Psalm 101 is another royal motif psalm, probably an inaugural psalm. In fact, David wrote it on the occasion of his own inauguration, which seems a little strange. But then if we know the character of David, we know that he was a wonderful musician. He was a man’s man and had killed a lion and a bear, which was not an easy accomplishment in any day. He was a mighty warrior and he was the king. So he was an unusual combination of the military grit, of the strength of a man in the field dealing with animals, and yet he knew how to lead God’s people. He happened to be an extraordinary musician and writer as well. So in some ways, it makes sense that he would write his own inaugural tune.
David, not unlike Psalm 110, has this double message. He’s talking about himself, but he’s also talking Messiah, the ultimate King. Now the King of Israel had to do two things. He had to be subject to the laws of God and he had to be an example of the law of God. He had to be submissive to God’s law; He had to comply with it, to follow it, to obey it.
But he also had to be an example of the law to the people who were in his kingdom. I am subject to the law of God, but I must be an example of the law of God to all the people around me in my cabinet. Derek Kidner says, “It should hardly need saying that the resolve here is to have no truck with evil men does not spring from pride, but from the king’s concern for a clean administration, honest from the top down.”

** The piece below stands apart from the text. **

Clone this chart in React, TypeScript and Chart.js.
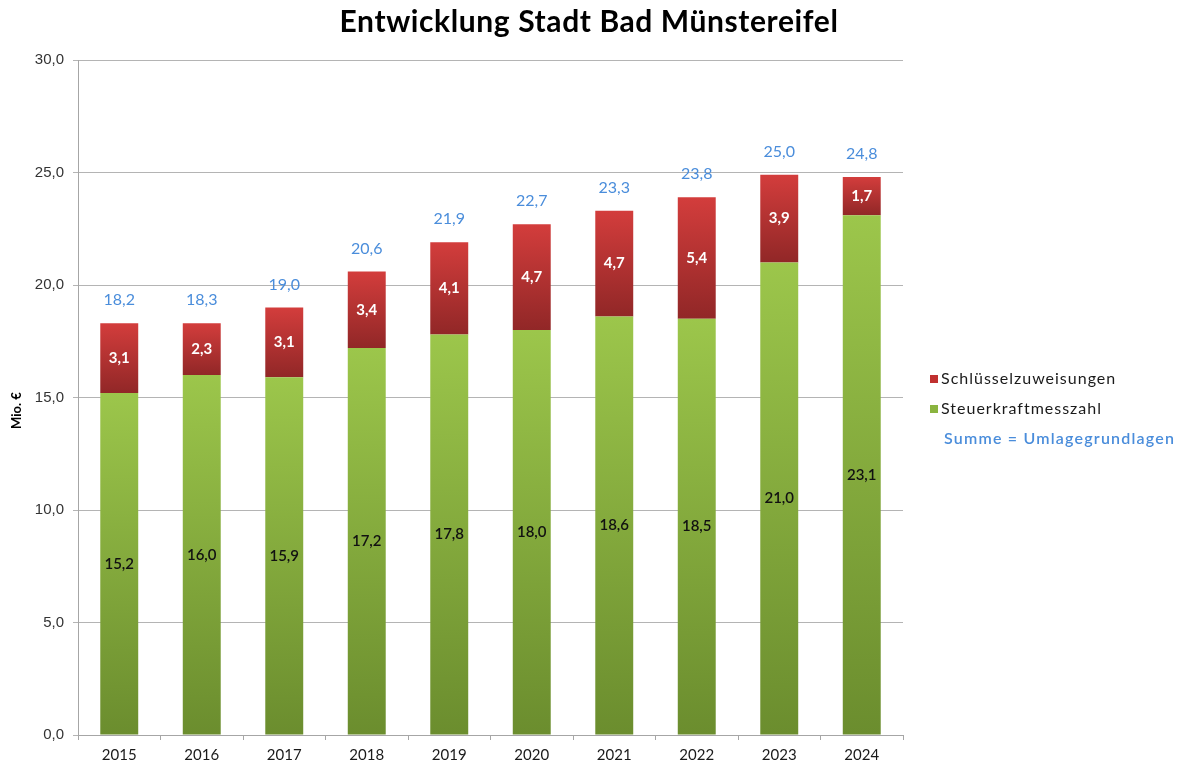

A Commitment to Serve The King
Psalm 101, beginning at verse one: “I will sing of lovingkindness and justice, To you, O Lord, I will sing praises.” Here we have the two vertical aspects that we’ve talked about, lovingkindness and now the word justice. Lovingkindness of course, that covenantal love. God loves to be loyal to His chosen people and His covenant promises. It is His hessid character. It is the ethical love of God that when He says something, it can be trusted. His character, His promises are good. His Word is good. That’s who He is. That’s who we pin our hopes on.
Is there a vertical nature to the worship? One of the great litmus tests of the songs we sing is: Are we singing about Him or are we singing about us? You can do both, but I hope we sing a little more often about Him, the doxology, the glorification of God, praise God from whom all blessings flow. We’re praising God, not talking about our miserable state. The worship sings of a lovingkindness and justice.

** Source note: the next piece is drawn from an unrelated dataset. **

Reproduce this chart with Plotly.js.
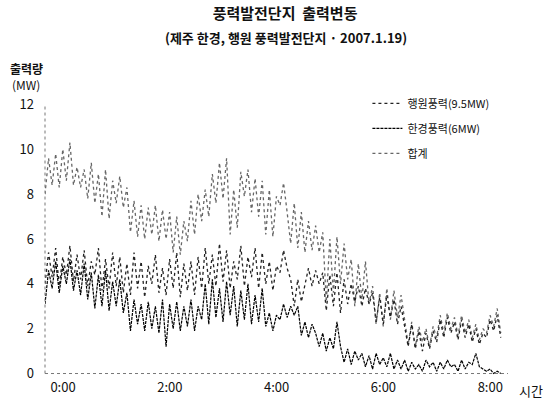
<!DOCTYPE html>
<html>
<head>
<meta charset="utf-8">
<script src="https://cdn.plot.ly/plotly-3.0.1.min.js"></script>
<style>
  html, body { margin: 0; padding: 0; background: #ffffff; }
  #chart { width: 545px; height: 405px; }
</style>
</head>
<body>
<div id="chart"></div>
<script>
// ---- data (MW, one sample every 4 minutes) ----
const sampleStepMinutes = 4;
const tickHours = [0, 2, 4, 6, 8];
const tickLabels = ['0:00', '2:00', '4:00', '6:00', '8:00'];
const yTicks = [0, 2, 4, 6, 8, 10, 12];

const seriesNames = ['행원풍력(9.5MW)', '한경풍력(6MW)', '합계'];

const haengwon = [
  4.0, 5.4, 4.3, 5.6, 3.9, 5.2, 4.4, 5.7, 4.1, 5.3,
  4.2, 5.5, 3.9, 5.0, 4.4, 5.6, 3.7, 5.1, 3.8, 5.4,
  3.9, 5.2, 3.6, 4.9, 3.5, 5.4, 3.8, 5.0, 3.4, 4.8,
  4.0, 5.3, 3.6, 4.7, 3.5, 5.1, 3.8, 5.4, 3.4, 4.9,
  3.7, 5.0, 3.5, 5.2, 3.8, 5.6, 4.0, 5.3, 3.9, 5.8,
  4.1, 5.5, 3.8, 5.0, 4.2, 5.7, 3.9, 5.2, 4.3, 5.6,
  3.8, 5.4, 4.0, 5.0, 3.7, 4.8, 4.5, 5.5, 4.7, 4.2,
  3.0, 4.2, 3.2, 4.0, 4.7, 3.9, 4.6, 4.0, 4.5, 2.8,
  4.4, 3.0, 4.5, 2.7, 4.2, 3.1, 4.0, 3.2, 3.9, 3.0,
  3.8, 3.1, 3.6, 2.3, 3.4, 2.2, 3.5, 2.5, 3.3, 2.2,
  3.0, 2.1, 1.2, 2.2, 1.1, 1.9, 1.0, 1.8, 1.1, 1.9,
  1.4, 2.4, 1.6, 2.5, 1.8, 2.3, 1.5, 2.4, 1.6, 2.2,
  1.4, 2.0, 1.3, 1.8, 1.6, 2.4, 1.9, 2.6, 1.6
];

const hangyeong = [
  3.1, 4.6, 3.8, 5.0, 3.6, 4.8, 4.0, 5.1, 3.7, 4.6,
  3.5, 4.9, 3.3, 4.5, 2.9, 4.4, 3.0, 4.6, 2.8, 4.1,
  3.0, 4.2, 2.7, 3.6, 1.9, 3.3, 2.2, 3.1, 1.9, 3.2,
  2.0, 3.0, 1.8, 3.3, 1.2, 3.1, 2.0, 3.2, 1.9, 3.0,
  2.1, 3.3, 1.9, 3.0, 2.4, 4.0, 2.2, 4.2, 2.5, 3.8,
  2.3, 4.1, 2.6, 3.9, 2.1, 3.7, 2.4, 4.0, 2.2, 3.5,
  2.3, 3.8, 2.1, 2.7, 1.9, 2.6, 2.4, 3.1, 2.5, 3.0,
  2.6, 3.0, 1.7, 2.3, 1.6, 2.2, 1.8, 1.2, 1.8, 1.0,
  1.6, 1.1, 2.3, 1.2, 0.5, 1.1, 0.4, 1.0, 0.6, 0.9,
  0.3, 0.8, 0.2, 0.9, 0.4, 0.7, 0.3, 0.9, 0.2, 0.6,
  0.2, 0.6, 0.1, 0.5, 0.2, 0.4, 0.1, 0.6, 0.3, 0.5,
  0.1, 0.5, 0.2, 0.6, 0.3, 0.4, 0.1, 0.6, 0.2, 0.5,
  0.4, 0.9, 0.3, 0.2, 0.1, 0.2, 0.0, 0.1, 0.0
];

const total = [
  8.0, 9.6, 8.4, 9.8, 8.3, 10.0, 8.6, 10.3, 8.4, 9.2,
  8.3, 9.1, 7.8, 9.4, 7.6, 8.9, 7.0, 9.1, 6.9, 8.6,
  7.6, 8.8, 7.4, 8.3, 6.3, 7.7, 6.1, 7.5, 6.0, 7.4,
  6.2, 7.5, 5.9, 7.3, 6.0, 7.2, 5.4, 7.0, 5.3, 6.8,
  5.9, 7.7, 6.2, 8.0, 6.8, 8.2, 7.0, 8.9, 7.6, 9.4,
  7.8, 9.6, 6.2, 8.2, 6.5, 9.0, 7.9, 9.1, 7.2, 8.7,
  7.0, 8.6, 6.2, 8.2, 6.1, 7.9, 7.5, 8.5, 7.2, 5.8,
  7.6, 5.6, 7.2, 5.4, 6.8, 5.5, 6.6, 5.4, 6.3, 3.2,
  6.0, 3.6, 6.1, 4.0, 5.8, 4.2, 5.1, 3.0, 4.9, 3.3,
  5.0, 3.1, 3.9, 2.2, 3.6, 2.1, 3.8, 2.4, 3.7, 2.5,
  3.5, 2.4, 1.3, 2.3, 1.2, 2.1, 1.4, 2.0, 1.2, 2.1,
  1.6, 2.6, 1.8, 2.7, 2.0, 2.5, 1.7, 2.6, 1.8, 2.4,
  1.6, 2.2, 1.5, 2.0, 1.8, 2.6, 2.1, 2.9, 1.8
];

// ---- sample times (hours since start) ----
const hours = total.map((_, i) => i * sampleStepMinutes / 60);

const FONT = '"Noto Sans CJK KR", "Noto Sans", sans-serif';

const traces = [
  {
    x: hours, y: total, name: seriesNames[2], type: 'scatter', mode: 'lines',
    line: { color: '#666666', width: 1.3, dash: 'dot' },
    legendrank: 3, legendgroup: 'c'
  },
  {
    x: hours, y: haengwon, name: seriesNames[0], type: 'scatter', mode: 'lines',
    line: { color: '#222222', width: 1.3, dash: 'dot' },
    legendrank: 1, legendgroup: 'a'
  },
  {
    x: hours, y: hangyeong, name: seriesNames[1], type: 'scatter', mode: 'lines',
    line: { color: '#000000', width: 1.2, dash: '3px,1px' },
    legendrank: 2, legendgroup: 'b'
  }
];

const layout = {
  width: 545, height: 405,
  paper_bgcolor: '#ffffff', plot_bgcolor: '#ffffff',
  margin: { l: 45, r: 30, t: 100, b: 27 },
  font: { family: FONT, color: '#111111', size: 12 },
  title: {
    text: '<b>풍력발전단지  출력변동</b>',
    font: { family: FONT, size: 15, color: '#111111' },
    x: 0.523, xref: 'container', xanchor: 'center',
    y: 0.967, yref: 'container', yanchor: 'middle'
  },
  xaxis: {
    range: [0, 8.8],
    tickvals: tickHours, ticktext: tickLabels,
    ticks: '', showgrid: false, zeroline: false, showline: false,
    ticklabelshift: 18,
    tickfont: { family: FONT, size: 13, color: '#111111' }
  },
  yaxis: {
    range: [-0.2, 12.2],
    tickvals: yTicks,
    ticks: '', showgrid: false, zeroline: false, showline: false,
    ticklabelstandoff: 10,
    tickfont: { family: FONT, size: 13, color: '#111111' }
  },
  showlegend: true,
  legend: {
    x: 0.686, xanchor: 'left', xref: 'paper',
    y: 1.04, yanchor: 'top', yref: 'paper',
    bgcolor: 'rgba(0,0,0,0)',
    font: { family: FONT, size: 11, color: '#111111' },
    tracegroupgap: 6,
    itemwidth: 30
  },
  shapes: [
    { type: 'line', xref: 'paper', yref: 'y', x0: 0, x1: 0, y0: 0, y1: 12,
      line: { color: '#777777', width: 1, dash: 'dot' } },
    { type: 'line', xref: 'paper', yref: 'y', x0: 0, x1: 0.985, y0: 0, y1: 0,
      line: { color: '#777777', width: 1, dash: 'dot' } }
  ],
  annotations: [
    { text: '<b>(제주 한경, 행원 풍력발전단지 · 2007.1.19)</b>',
      xref: 'paper', yref: 'paper', x: 0.513, y: 1.224, xanchor: 'center', yanchor: 'middle',
      showarrow: false, font: { family: FONT, size: 13, color: '#111111' } },
    { text: '<b>출력량</b>', xref: 'paper', yref: 'paper', x: -0.04, y: 1.113,
      xanchor: 'center', yanchor: 'middle', showarrow: false,
      font: { family: FONT, size: 12, color: '#111111' } },
    { text: '(MW)', xref: 'paper', yref: 'paper', x: -0.04, y: 1.055,
      xanchor: 'center', yanchor: 'middle', showarrow: false,
      font: { family: FONT, size: 12, color: '#111111' } },
    { text: '시간', xref: 'paper', yref: 'paper', x: 1.035, y: -0.045,
      xanchor: 'center', yanchor: 'middle', showarrow: false,
      font: { family: FONT, size: 13, color: '#111111' } }
  ]
};

Plotly.newPlot('chart', traces, layout, { displayModeBar: false, staticPlot: true });
</script>
</body>
</html>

Justice is the ruler’s prime duty. We expect a king to execute justice. The Hebrew concept of justice was a two-edged sword. You corrected those who did wrong, but you rewarded those who did well. The king’s resolve as He begins His inaugural address is to talk about the Hesid of God, that He is a lovingkind God, and I as the king will sing of justice. I will do right and I will reward those who do right. That’s the chief concern of the king; a commitment to serve a greater King. We might call them the vertical and horizontal commitments: lovingkindness and justice. Spurgeon called them the bitters and the sweets. Have you counted your blessings? Have you chosen to sing of God’s lovingkindness and justice?
A Commitment to Clean Character
Integrity is a little word in Hebrew, tamim, and it means blamelessness. A person of integrity is a person you can’t pin any blame on. We might say, “They’re squeaky clean.” And his choice is, I will give heed to the way of integrity. I will submit myself to it. Leo Durocher said, “I’ve never questioned the integrity of an umpire; his eyesight, yes.” The demonstration of integrity is, Ok, I’m going to sing about it. I’m going to give heed to the blameless way. How are you going to prove it, King David? How are you going to show us the blameless way?
It’s one thing to look like a person of integrity. It’s another thing to live like a person of integrity. If what we say we do, we do it when no one is around to see if we do it. That’s when you know if you have integrity. What you do when no one is looking.
It’s what you think about in the privacy of your mind. No one can dial in to our thought lives except the Holy Spirit. This is an incredibly intimate insight into King David who’s saying, “I’m really trying to do my best (in our terms), Jesus, but I don’t feel You. I don’t see You. I don’t know where You are. You’re not a real tangible God. I can’t hug You. I can’t feel You. I’ve got this temple complex with an altar and that’s it. How do I know where You are?” The intangibility of His sovereignty was no different than ours. I think it’s a personal glimpse into the heart of David.